I warn you, I’m coming after you…
Not I! I do have them use headers if it helps them draft the paper. Sometimes students (and your’s truly) get caught up in things like transitions when they really need to develop other areas of a paper first. Transitions can always be written in later (but they should be there).
So here’s a question I have, Katy & Sisyphus: why must transitions be there?
Or maybe the best way to put this question is this: is there such a thing as a transition which is sufficiently easy for the reader to understand that it can be implied rather than spelled out?
A well-loved but slightly infamous English professor at Grinnell, I am told, would ask her intro to lit students to write essays in which every single sentence began with “therefore,” “however,” or a similar connective word or phrase.
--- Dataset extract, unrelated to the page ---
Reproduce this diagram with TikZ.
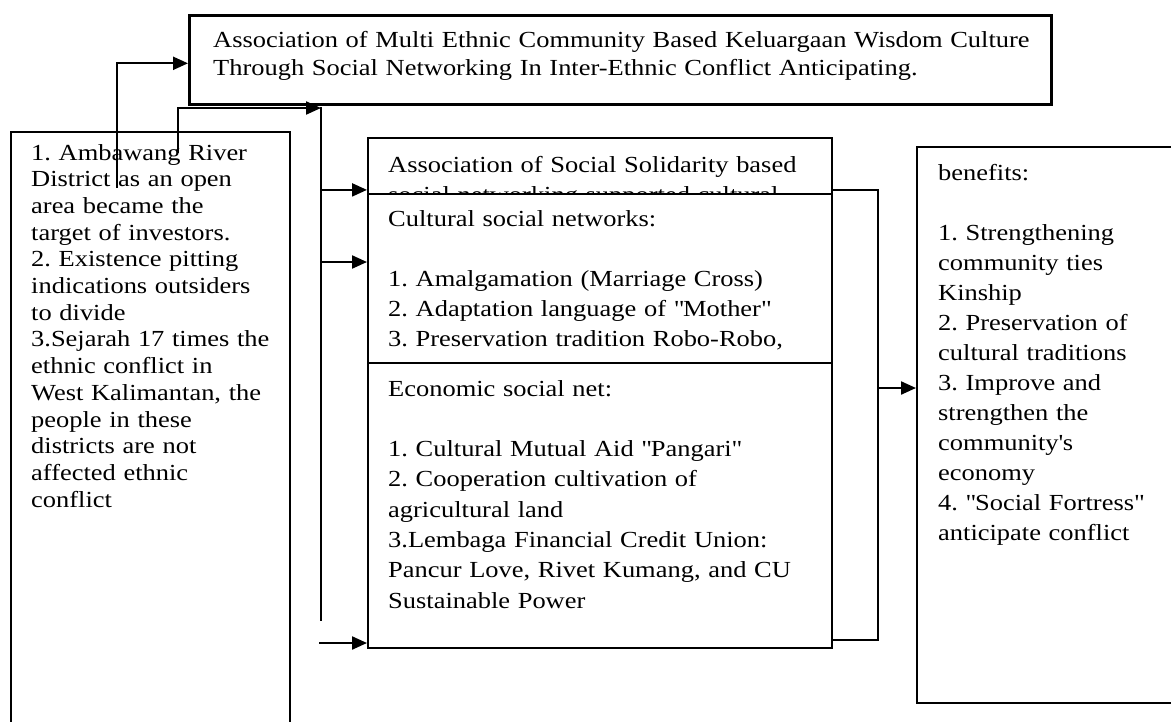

Having taught intro lit courses a few times I understand the value of such an assignment—though I think that reading two dozen essays like that would drive me a little batty—but I would hope that writers at our level would not make such regular argumentative leaps that our readers wouldn’t be able to follow us.
Do professional writers really use transitions? If we grab any random New Yorker article will we see linking sentences at the end of each paragraph?
Well, I’d argue that there is a difference between between creating overall thematic cohesion and using transition words/phrases like “however” or “therefore.” I think a really good discussion of this takes place in the recently departed Joseph William’s book Style: Lessons in Clarity and Grace. Chapter 5 – Cohesion and Coherence. I love using this chapter with my students because they see ways to create those connections without overusing transition words/phrases. It’s a difficult text for undergrads – it can be difficult for grad students – but I think it can be used very effectively.
I think that when we make those argumentative leaps, it is because we are so immersed in our topic that the leap makes sense to us – we don’t realize what might be missing. I don’t think this is uncommon – I saw it in the writing center all of the time with both grad and undergrad students.